Source material:
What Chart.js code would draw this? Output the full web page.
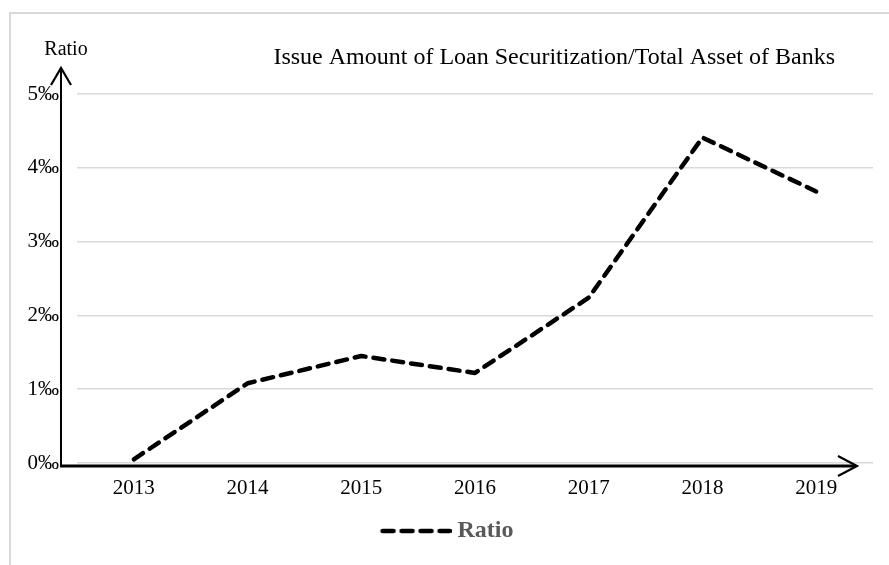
<!DOCTYPE html>
<html lang="en">

<head>
    <meta charset="UTF-8">
    <title>Issue Amount of Loan Securitization/Total Asset of Banks</title>
    <script src="https://cdn.jsdelivr.net/npm/chart.js"></script>
    <style>
        html, body { margin: 0; padding: 0; background: #fff; overflow: hidden; }
        .grafica { position: relative; width: 889px; height: 565px; }
    </style>
</head>

<body>

    <div class="grafica">
        <canvas id="myChart"></canvas>
    </div>

    <script>

        // data
        const years = ["2013", "2014", "2015", "2016", "2017", "2018", "2019"];
        const ratio = [0.05, 1.08, 1.45, 1.22, 2.24, 4.41, 3.68];
        const yTicks = [0, 1, 2, 3, 4, 5];
        const seriesName = "Ratio";
        const chartTitle = "Issue Amount of Loan Securitization/Total Asset of Banks";
        const yAxisName = "Ratio";

        const serif = "'Liberation Serif', 'Times New Roman', serif";
        Chart.defaults.font.family = serif;
        Chart.defaults.color = "#000";

        const lineWidth = 4.5;
        const lineDash = [11, 8];

        // dashed sample used as the legend symbol (wider than its box so the text sits closer)
        const legendSymbol = document.createElement("canvas");
        legendSymbol.width = 78;
        legendSymbol.height = 8;
        (function () {
            const c = legendSymbol.getContext("2d");
            c.strokeStyle = "#000";
            c.lineWidth = lineWidth;
            c.lineCap = "round";
            c.setLineDash(lineDash);
            c.beginPath();
            c.moveTo(9, 4);
            c.lineTo(76, 4);
            c.stroke();
        })();

        // frame, title, and the two arrowed axes
        const decorations = {
            id: "decorations",
            beforeDraw(chart) {
                const ctx = chart.ctx;
                ctx.save();
                ctx.fillStyle = "#fff";
                ctx.fillRect(0, 0, chart.width, chart.height);
                ctx.strokeStyle = "#d9d9d9";
                ctx.lineWidth = 2;
                ctx.strokeRect(10, 13, chart.width + 50, chart.height + 50);
                ctx.restore();
            },
            afterDraw(chart) {
                const ctx = chart.ctx;
                const area = chart.chartArea;
                const ax = area.left - 16;
                const ay = area.bottom + 3;
                const yTop = area.top - 26;
                const xEnd = area.right - 16;

                ctx.save();
                ctx.strokeStyle = "#000";
                ctx.lineCap = "butt";

                // y axis
                ctx.lineWidth = 2;
                ctx.beginPath();
                ctx.moveTo(ax, ay);
                ctx.lineTo(ax, yTop + 1);
                ctx.stroke();

                // x axis
                ctx.lineWidth = 3;
                ctx.beginPath();
                ctx.moveTo(ax - 1, ay);
                ctx.lineTo(xEnd - 1, ay);
                ctx.stroke();

                // arrow heads
                ctx.lineWidth = 2.2;
                ctx.lineJoin = "miter";
                ctx.beginPath();
                ctx.moveTo(ax - 10, yTop + 17);
                ctx.lineTo(ax, yTop);
                ctx.lineTo(ax + 10, yTop + 17);
                ctx.stroke();

                ctx.beginPath();
                ctx.moveTo(xEnd - 19, ay - 10);
                ctx.lineTo(xEnd, ay);
                ctx.lineTo(xEnd - 19, ay + 10);
                ctx.stroke();

                // texts
                ctx.fillStyle = "#000";
                ctx.textBaseline = "alphabetic";
                ctx.font = "20px " + serif;
                ctx.textAlign = "center";
                ctx.fillText(yAxisName, ax + 5, 55);

                ctx.font = "24px " + serif;
                ctx.textAlign = "right";
                ctx.fillText(chartTitle, area.right - 38, 64);
                ctx.restore();
            }
        };

        const config = {
            type: "line",
            data: {
                labels: years,
                datasets: [{
                    label: seriesName,
                    data: ratio,
                    borderColor: "#000",
                    backgroundColor: "#000",
                    borderWidth: lineWidth,
                    borderDash: lineDash,
                    borderCapStyle: "round",
                    borderJoinStyle: "round",
                    pointRadius: 0,
                    pointHoverRadius: 0,
                    pointStyle: legendSymbol,
                    fill: false,
                    tension: 0
                }]
            },
            options: {
                responsive: true,
                maintainAspectRatio: false,
                animation: false,
                events: [],
                layout: {
                    padding: { left: 20, right: 16, top: 94, bottom: 12 }
                },
                plugins: {
                    legend: {
                        position: "bottom",
                        labels: {
                            usePointStyle: true,
                            pointStyleWidth: 66,
                            padding: 8,
                            color: "#595959",
                            font: { size: 24, weight: "bold" }
                        }
                    },
                    title: { display: false },
                    tooltip: { enabled: false }
                },
                scales: {
                    x: {
                        offset: true,
                        grid: { display: false, drawTicks: false },
                        border: { display: false },
                        ticks: { padding: 13, font: { size: 21 }, color: "#000" },
                        afterFit(scale) { scale.height = 48; }
                    },
                    y: {
                        min: yTicks[0],
                        max: yTicks[yTicks.length - 1],
                        grid: { color: "#d9d9d9", lineWidth: 1.5, drawTicks: false },
                        border: { display: false },
                        afterBuildTicks(scale) {
                            scale.ticks = yTicks.map(v => ({ value: v }));
                        },
                        ticks: {
                            padding: 18,
                            font: { size: 21 },
                            color: "#000",
                            callback: v => v + "‰"
                        },
                        afterFit(scale) { scale.width = 57; }
                    }
                }
            },
            plugins: [decorations]
        };

        const ctx = document.getElementById("myChart").getContext("2d");
        const grafico = new Chart(ctx, config);

    </script>
</body>

</html>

Stated exercise:
Copy nothing but the lines from the first one in the listing through the line with "const lineDash = [11, 8];", and omit the pictures.

The answer:
What Chart.js code would draw this? Output the full web page.
<!DOCTYPE html>
<html lang="en">

<head>
    <meta charset="UTF-8">
    <title>Issue Amount of Loan Securitization/Total Asset of Banks</title>
    <script src="https://cdn.jsdelivr.net/npm/chart.js"></script>
    <style>
        html, body { margin: 0; padding: 0; background: #fff; overflow: hidden; }
        .grafica { position: relative; width: 889px; height: 565px; }
    </style>
</head>

<body>

    <div class="grafica">
        <canvas id="myChart"></canvas>
    </div>

    <script>

        // data
        const years = ["2013", "2014", "2015", "2016", "2017", "2018", "2019"];
        const ratio = [0.05, 1.08, 1.45, 1.22, 2.24, 4.41, 3.68];
        const yTicks = [0, 1, 2, 3, 4, 5];
        const seriesName = "Ratio";
        const chartTitle = "Issue Amount of Loan Securitization/Total Asset of Banks";
        const yAxisName = "Ratio";

        const serif = "'Liberation Serif', 'Times New Roman', serif";
        Chart.defaults.font.family = serif;
        Chart.defaults.color = "#000";

        const lineWidth = 4.5;
        const lineDash = [11, 8];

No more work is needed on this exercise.